I would like everyone to know of the most recent FDA approved drug for women. In a press release on Feb 26, 2013 Shionogi & Co., Ltd. announced that the F.D.A. has approved a non-steroidal treatment for women with dyspareunia due to menopause.
The U.S. Food and Drug Administration (FDA) has approved Osphena™ (ospemifene) tablets for the treatment of moderate to severe dyspareunia (painful intercourse), a symptom of vulvar and vaginal atrophy (VVA), due to menopause.
Osphena™, as an estrogen agonist/antagonist with tissue selective effects, is the first and only oral treatment alternative to vaginal or oral steroidal estrogens for women with dyspareunia due to menopause. Its biological actions are mediated through binding to estrogen receptors, which results in activation of estrogenic pathways in some tissues (agonism) and blockade of estrogenic pathways in others (antagonism). The efficacy and safety of Osphena™ was demonstrated in three clinical trials. Osphena™ demonstrated significant improvements in dyspareunia (painful intercourse) as well as on the physical changes of the vagina associated with menopause. These improvements include increased superficial cells and decreased parabasal cells and vaginal pH.

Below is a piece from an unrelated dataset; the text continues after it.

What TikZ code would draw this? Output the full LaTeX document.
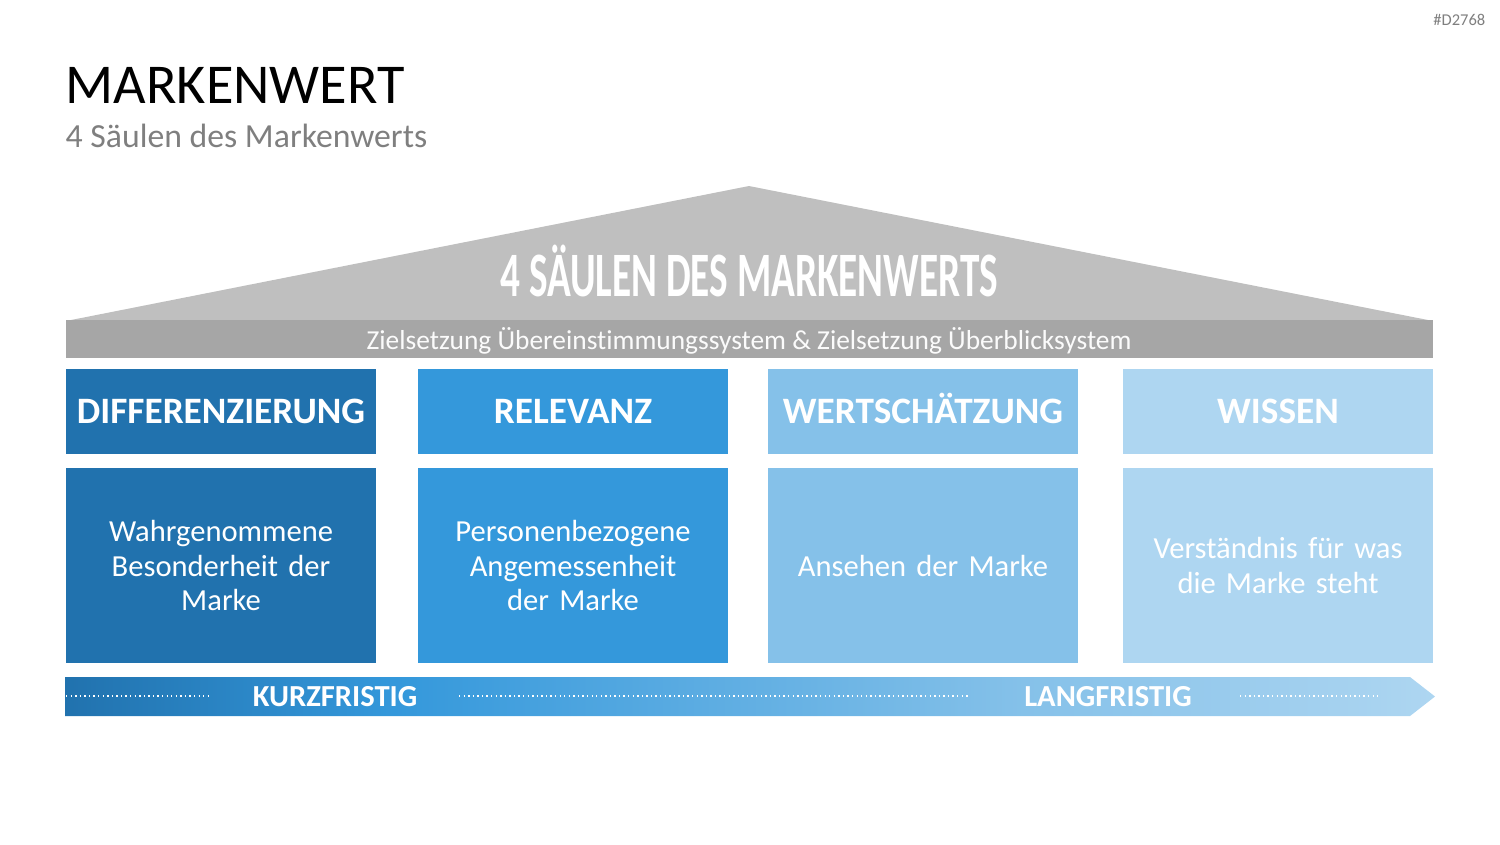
\documentclass[tikz,border=0pt]{standalone}
\usepackage{fontspec}
\usepackage{graphicx}
\setmainfont{Carlito}[Ligatures=NoCommon]
\usetikzlibrary{positioning}
\definecolor{mwdark}{HTML}{2172AE}
\definecolor{mwmid}{HTML}{3498DB}
\definecolor{mwlight}{HTML}{85C1E9}
\definecolor{mwpale}{HTML}{AED6F1}
\definecolor{mwroof}{HTML}{BFBFBF}
\definecolor{mwband}{HTML}{A6A6A6}
\definecolor{mwgrey}{HTML}{7F7F7F}
\pgfdeclarehorizontalshading{mwtime}{100bp}{color(0bp)=(mwdark); color(25bp)=(mwdark); color(37bp)=(mwmid); color(60bp)=(mwlight); color(75bp)=(mwpale); color(100bp)=(mwpale)}

\begin{document}
\begin{tikzpicture}[x=0.1mm, y=-0.1mm]
  \tikzset{
    pillarhead/.style={minimum width=31mm, minimum height=8.5mm, inner sep=0pt, text height=6.7pt, text depth=0pt, text=white, font=\fontsize{10.6}{12}\selectfont\bfseries},
    pillarbody/.style={minimum width=31mm, minimum height=19.5mm, inner sep=0pt, text width=29mm, align=center, text=white, font=\fontsize{8.7}{9.7}\selectfont},
    timelabel/.style={text=white, inner sep=0pt, font=\fontsize{8.7}{10}\selectfont\bfseries},
    dotline/.style={white, line width=0.4pt, dash pattern=on 0.4pt off 0.9pt}
  }
  \useasboundingbox (0,0) rectangle (1500,844);

  % Kopf
  \node[anchor=east, text=mwgrey, inner sep=0pt, font=\fontsize{4.7}{5}\selectfont] (tag) at (1486,20) {\#D2768};
  \node[anchor=base west, inner sep=0pt, font=\fontsize{16}{18}\selectfont] (title) at (65,103) {MARKENWERT};
  \node[anchor=base west, inner sep=0pt, text=mwgrey, font=\fontsize{9.6}{11}\selectfont] (subtitle) at (65,147) {4 Säulen des Markenwerts};

  % Dach
  \fill[mwroof] (66,321) -- (749,186) -- (1433,321) -- cycle;
  \fill[mwband] (66,320) rectangle (1433,358);
  \node[anchor=base, inner sep=0pt, text=white, font=\fontsize{18}{20}\selectfont\bfseries] (roof) at (749,296) {\scalebox{0.62}[1]{4 SÄULEN DES MARKENWERTS}};
  \node[anchor=base, inner sep=0pt, text=white!95!mwband, font=\fontsize{7.8}{9}\selectfont] (goal) at (749,349) {Zielsetzung Übereinstimmungssystem \& Zielsetzung Überblicksystem};

  % Saeulen
  \node[pillarhead, fill=mwdark]  (hDiff) at (221,411.5)  {DIFFERENZIERUNG};
  \node[pillarhead, fill=mwmid]   (hRel)  at (573,411.5)  {RELEVANZ};
  \node[pillarhead, fill=mwlight] (hWert) at (923,411.5)  {WERTSCHÄTZUNG};
  \node[pillarhead, fill=mwpale]  (hWiss) at (1278,411.5) {WISSEN};

  \node[pillarbody, fill=mwdark]  (bDiff) at (221,565.5)  {Wahrgenommene\\Besonderheit der\\Marke};
  \node[pillarbody, fill=mwmid]   (bRel)  at (573,565.5)  {Personenbezogene\\Angemessenheit\\der Marke};
  \node[pillarbody, fill=mwlight] (bWert) at (923,565.5)  {Ansehen der Marke};
  \node[pillarbody, fill=mwpale]  (bWiss) at (1278,565.5) {Verständnis für was\\die Marke steht};

  % Zeitpfeil
  \shade[shading=mwtime] (65,677) -- (1410,677) -- (1435,696.5) -- (1410,716) -- (65,716) -- cycle;
  \node[timelabel] (kurz) at (335,697) {KURZFRISTIG};
  \node[timelabel] (lang) at (1108,697) {LANGFRISTIG};
  \draw[dotline] (66,696) -- (208,696);
  \draw[dotline] (459,696) -- (970,696);
  \draw[dotline] (1240,696) -- (1380,696);
\end{tikzpicture}
\end{document}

They also reported that more than half of all women in the U.S. will experience these symptoms at some time after menopause.
"The FDA approval of Osphena™ represents an important advancement in the treatment of dyspareunia, providing an alternative treatment option for the millions of women living with this condition," said John Keller, Ph.D., President and Chief Executive Officer, Shionogi Inc. "We look forward to building our product portfolio in women's health by advancing important therapies, such as Osphena™."

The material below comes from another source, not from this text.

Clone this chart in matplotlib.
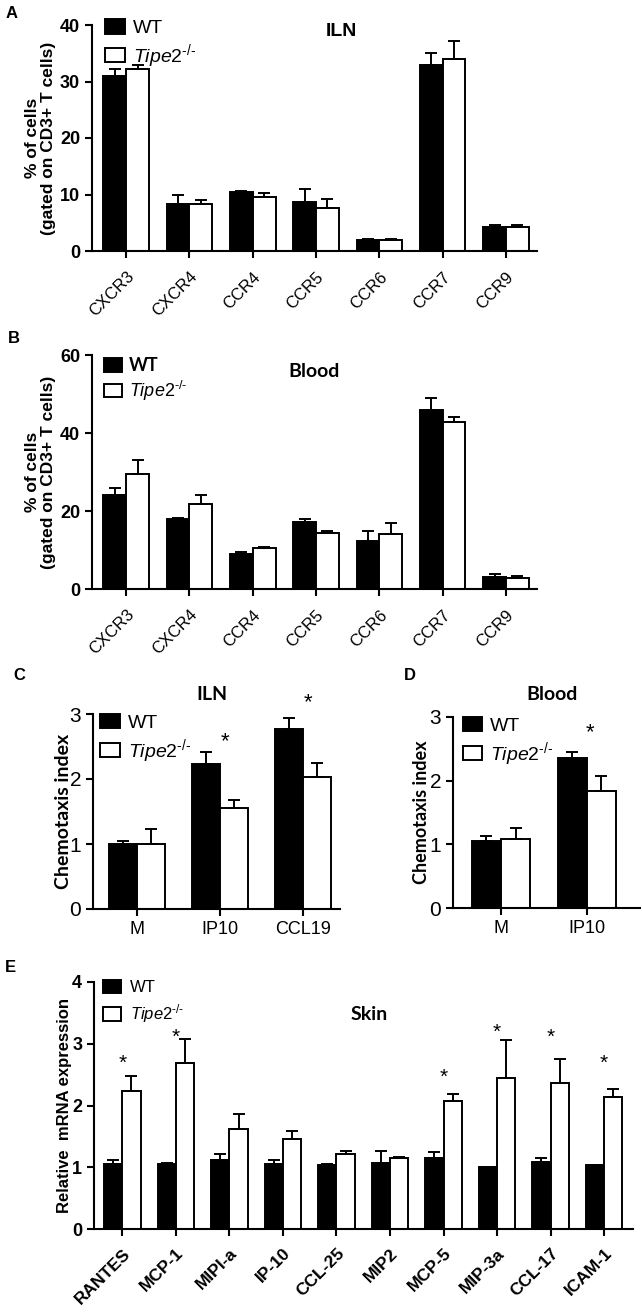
import matplotlib
matplotlib.use("Agg")
import matplotlib.pyplot as plt
import numpy as np

plt.rcParams['mathtext.fontset'] = 'custom'
plt.rcParams['mathtext.it'] = 'Liberation Sans:italic'
plt.rcParams['mathtext.rm'] = 'Liberation Sans'
plt.rcParams['mathtext.bf'] = 'Liberation Sans:bold'

NARROW = ['Liberation Sans Narrow', 'Liberation Sans', 'DejaVu Sans']
ARIAL = ['Liberation Sans', 'DejaVu Sans']
CALIBRI = ['Lato', 'Liberation Sans', 'DejaVu Sans']

# ---------------- data ----------------
receptors = ['CXCR3', 'CXCR4', 'CCR4', 'CCR5', 'CCR6', 'CCR7', 'CCR9']

iln_wt = [31.0, 8.4, 10.4, 8.7, 1.9, 33.0, 4.3]
iln_wt_err = [1.3, 1.6, 0.3, 2.3, 0.2, 2.0, 0.3]
iln_ko = [32.2, 8.3, 9.6, 7.6, 1.9, 33.9, 4.2]
iln_ko_err = [0.7, 0.7, 0.6, 1.6, 0.2, 3.2, 0.4]

blood_wt = [24.2, 18.0, 9.1, 17.3, 12.3, 45.8, 3.0]
blood_wt_err = [1.6, 0.3, 0.4, 0.6, 2.6, 3.2, 0.9]
blood_ko = [29.6, 21.8, 10.4, 14.4, 14.1, 42.7, 2.85]
blood_ko_err = [3.5, 2.3, 0.4, 0.5, 2.9, 1.3, 0.45]

chemo_iln_cats = ['M', 'IP10', 'CCL19']
chemo_iln_wt = [1.0, 2.23, 2.77]
chemo_iln_wt_err = [0.05, 0.18, 0.17]
chemo_iln_ko = [1.0, 1.55, 2.03]
chemo_iln_ko_err = [0.23, 0.13, 0.22]
chemo_iln_star_cats = ['IP10', 'CCL19']
chemo_iln_star_y = [2.58, 3.18]

chemo_blood_cats = ['M', 'IP10']
chemo_blood_wt = [1.05, 2.35]
chemo_blood_wt_err = [0.08, 0.1]
chemo_blood_ko = [1.09, 1.84]
chemo_blood_ko_err = [0.16, 0.23]
chemo_blood_star_cats = ['IP10']
chemo_blood_star_y = [2.75]

skin_genes = ['RANTES', 'MCP-1', 'MIPI-a', 'IP-10', 'CCL-25', 'MIP2',
              'MCP-5', 'MIP-3a', 'CCL-17', 'ICAM-1']
skin_wt = [1.06, 1.05, 1.12, 1.06, 1.03, 1.07, 1.15, 1.0, 1.09, 1.03]
skin_wt_err = [0.06, 0.02, 0.09, 0.06, 0.02, 0.2, 0.09, 0.0, 0.06, 0.01]
skin_ko = [2.23, 2.69, 1.62, 1.45, 1.21, 1.15, 2.07, 2.44, 2.36, 2.14]
skin_ko_err = [0.25, 0.38, 0.25, 0.13, 0.05, 0.01, 0.11, 0.62, 0.39, 0.12]
skin_star_genes = ['RANTES', 'MCP-1', 'MCP-5', 'MIP-3a', 'CCL-17', 'ICAM-1']
skin_star_y = [2.68, 3.1, 2.45, 3.19, 3.1, 2.68]

KO_LABEL = r'$\mathit{Tipe2}^{\text{-/-}}$'

W, H = 642, 1312
fig = plt.figure(figsize=(W / 100, H / 100), dpi=100)


def ax_px(l, t, r, b):
    return fig.add_axes([l / W, 1 - b / H, (r - l) / W, (b - t) / H])


def grouped(ax, cats, wt, wte, ko, koe, width, lw=1.4, cap=4):
    x = np.arange(len(cats))
    b1 = ax.bar(x - width / 2, wt, width, color='black', edgecolor='black',
                linewidth=lw, zorder=2)
    b2 = ax.bar(x + width / 2, ko, width, color='white', edgecolor='black',
                linewidth=lw, zorder=2)
    ax.errorbar(x - width / 2, wt, yerr=[np.zeros(len(wt)), wte], fmt='none',
                ecolor='black', elinewidth=lw, capsize=cap, capthick=lw, zorder=3)
    ax.errorbar(x + width / 2, ko, yerr=[np.zeros(len(ko)), koe], fmt='none',
                ecolor='black', elinewidth=lw, capsize=cap, capthick=lw, zorder=3)
    for s in ['top', 'right']:
        ax.spines[s].set_visible(False)
    for s in ['left', 'bottom']:
        ax.spines[s].set_linewidth(1.5)
    ax.tick_params(axis='both', direction='out', width=1.5, length=5)
    ax.set_xticks(x)
    return b1, b2


def style_yticks(ax, family, size, weight):
    for t in ax.get_yticklabels():
        t.set_fontfamily(family)
        t.set_fontsize(size)
        t.set_fontweight(weight)


# ---------------- Panel A ----------------
axA = ax_px(92, 25, 537, 251)
b1, b2 = grouped(axA, receptors, iln_wt, iln_wt_err, iln_ko, iln_ko_err, 0.36)
axA.set_xlim(-0.54, 6.49)
axA.set_ylim(0, 40)
axA.set_yticks([0, 10, 20, 30, 40])
axA.set_xticklabels(receptors, rotation=45, ha='right', rotation_mode='anchor',
                    fontsize=12, family=ARIAL)
axA.tick_params(axis='x', pad=8)
style_yticks(axA, NARROW, 13, 'bold')
axA.set_ylabel('% of cells\n(gated on CD3+ T cells)', fontsize=12.5, fontweight='bold',
               family=ARIAL, linespacing=1.1)
axA.yaxis.set_label_coords(-0.08, 0.5)
axA.legend([b1, b2], ['WT', KO_LABEL], loc='upper left', bbox_to_anchor=(0.03, 1.025),
           frameon=False, handlelength=1.0, handleheight=0.75, handletextpad=0.4,
           labelspacing=0.25, borderpad=0, borderaxespad=0,
           prop={'family': NARROW, 'size': 14})
axA.text(0.56, 0.97, 'ILN', transform=axA.transAxes, ha='center', va='center',
         fontsize=14, fontweight='bold', family=NARROW)
fig.text(12 / W, 1 - 14 / H, 'A', fontsize=12, fontweight='bold', family=ARIAL,
         ha='center', va='center')

# ---------------- Panel B ----------------
axB = ax_px(92, 355, 537, 589)
b1, b2 = grouped(axB, receptors, blood_wt, blood_wt_err, blood_ko, blood_ko_err, 0.36)
axB.set_xlim(-0.54, 6.49)
axB.set_ylim(0, 60)
axB.set_yticks([0, 20, 40, 60])
axB.set_xticklabels(receptors, rotation=45, ha='right', rotation_mode='anchor',
                    fontsize=12, family=ARIAL)
axB.tick_params(axis='x', pad=8)
style_yticks(axB, NARROW, 13, 'bold')
axB.set_ylabel('% of cells\n(gated on CD3+ T cells)', fontsize=12.5, fontweight='bold',
               family=ARIAL, linespacing=1.1)
axB.yaxis.set_label_coords(-0.08, 0.5)
axB.legend([b1, b2], ['WT', KO_LABEL], loc='upper left', bbox_to_anchor=(0.027, 0.99),
           frameon=False, handlelength=1.0, handleheight=0.75, handletextpad=0.4,
           labelspacing=0.25, borderpad=0, borderaxespad=0,
           prop={'family': CALIBRI, 'size': 13, 'weight': 'bold'})
axB.text(0.50, 0.93, 'Blood', transform=axB.transAxes, ha='center', va='center',
         fontsize=14, fontweight='bold', family=CALIBRI)
fig.text(14 / W, 1 - 339 / H, 'B', fontsize=12, fontweight='bold', family=ARIAL,
         ha='center', va='center')

# ---------------- Panel C ----------------
axC = ax_px(93, 714, 340, 909)
b1, b2 = grouped(axC, chemo_iln_cats, chemo_iln_wt, chemo_iln_wt_err,
                 chemo_iln_ko, chemo_iln_ko_err, 0.34)
axC.set_xlim(-0.53, 2.45)
axC.set_ylim(0, 3)
axC.set_yticks([0, 1, 2, 3])
axC.set_xticklabels(chemo_iln_cats, fontsize=13, family=NARROW)
style_yticks(axC, NARROW, 15, 'normal')
axC.set_ylabel('Chemotaxis index', fontsize=14, fontweight='bold', family=CALIBRI)
axC.yaxis.set_label_coords(-0.085, 0.5)
axC.legend([b1, b2], ['WT', KO_LABEL], loc='upper left', bbox_to_anchor=(0.03, 1.0),
           frameon=False, handlelength=1.0, handleheight=0.75, handletextpad=0.4,
           labelspacing=0.25, borderpad=0, borderaxespad=0,
           prop={'family': NARROW, 'size': 14})
for c, y in zip(chemo_iln_star_cats, chemo_iln_star_y):
    axC.text(chemo_iln_cats.index(c) + 0.06, y, '*', ha='center', va='center',
             fontsize=16, family=ARIAL, clip_on=False)
axC.text(0.48, 1.10, 'ILN', transform=axC.transAxes, ha='center', va='center',
         fontsize=14, fontweight='bold', family=CALIBRI)
fig.text(19 / W, 1 - 676 / H, 'C', fontsize=12, fontweight='bold', family=ARIAL,
         ha='center', va='center')

# ---------------- Panel D ----------------
axD = ax_px(453, 717, 640, 908)
b1, b2 = grouped(axD, chemo_blood_cats, chemo_blood_wt, chemo_blood_wt_err,
                 chemo_blood_ko, chemo_blood_ko_err, 0.34)
axD.set_xlim(-0.56, 1.62)
axD.set_ylim(0, 3)
axD.set_yticks([0, 1, 2, 3])
axD.set_xticklabels(chemo_blood_cats, fontsize=13, family=NARROW)
style_yticks(axD, NARROW, 15, 'normal')
axD.set_ylabel('Chemotaxis index', fontsize=13, fontweight='bold', family=CALIBRI)
axD.yaxis.set_label_coords(-0.123, 0.5)
axD.legend([b1, b2], ['WT', KO_LABEL], loc='upper left', bbox_to_anchor=(0.053, 1.0),
           frameon=False, handlelength=1.0, handleheight=0.75, handletextpad=0.4,
           labelspacing=0.25, borderpad=0, borderaxespad=0,
           prop={'family': NARROW, 'size': 14})
for c, y in zip(chemo_blood_star_cats, chemo_blood_star_y):
    axD.text(chemo_blood_cats.index(c) + 0.04, y, '*', ha='center', va='center',
             fontsize=16, family=ARIAL, clip_on=False)
axD.text(0.53, 1.12, 'Blood', transform=axD.transAxes, ha='center', va='center',
         fontsize=14, fontweight='bold', family=CALIBRI)
fig.text(410 / W, 1 - 676 / H, 'D', fontsize=12, fontweight='bold', family=ARIAL,
         ha='center', va='center')

# ---------------- Panel E ----------------
axE = ax_px(94, 982, 633, 1229)
b1, b2 = grouped(axE, skin_genes, skin_wt, skin_wt_err, skin_ko, skin_ko_err, 0.34)
axE.set_xlim(-0.53, 9.54)
axE.set_ylim(0, 4)
axE.set_yticks([0, 1, 2, 3, 4])
axE.set_xticklabels(skin_genes, rotation=45, ha='right', rotation_mode='anchor',
                    fontsize=12.5, fontweight='bold', family=ARIAL)
axE.tick_params(axis='x', pad=7)
style_yticks(axE, ARIAL, 13, 'bold')
axE.set_ylabel('Relative  mRNA expression', fontsize=12, fontweight='bold', family=ARIAL)
axE.yaxis.set_label_coords(-0.041, 0.5)
axE.legend([b1, b2], ['WT', KO_LABEL], loc='upper left', bbox_to_anchor=(0.017, 1.01),
           frameon=False, handlelength=1.1, handleheight=0.85, handletextpad=0.5,
           labelspacing=0.45, borderpad=0, borderaxespad=0,
           prop={'family': ARIAL, 'size': 12})
for g, y in zip(skin_star_genes, skin_star_y):
    axE.text(skin_genes.index(g), y, '*', ha='center', va='center',
             fontsize=15, family=ARIAL, clip_on=False)
axE.text(0.51, 0.87, 'Skin', transform=axE.transAxes, ha='center', va='center',
         fontsize=14, fontweight='bold', family=CALIBRI)
fig.text(10 / W, 1 - 968 / H, 'E', fontsize=12, fontweight='bold', family=ARIAL,
         ha='center', va='center')

fig.savefig('out.png', dpi=100)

Shionogi obtained exclusive global marketing rights to Osphena™ under a license agreement entered into between Shionogi and QuatRx Pharmaceuticals Company in 2010.
Osphena™ is an estrogen agonist/antagonist with tissue selective effects. Serious risks of estrogen-alone therapy can include increased risk of endometrial cancer, stroke, and deep vein thrombosis (DVT). Osphena™ should be prescribed for the shortest duration consistent with treatment goals for the individual woman. Women considering treatment for dyspareunia are encouraged to discuss the potential risks and benefits of Osphena™ with their healthcare provider.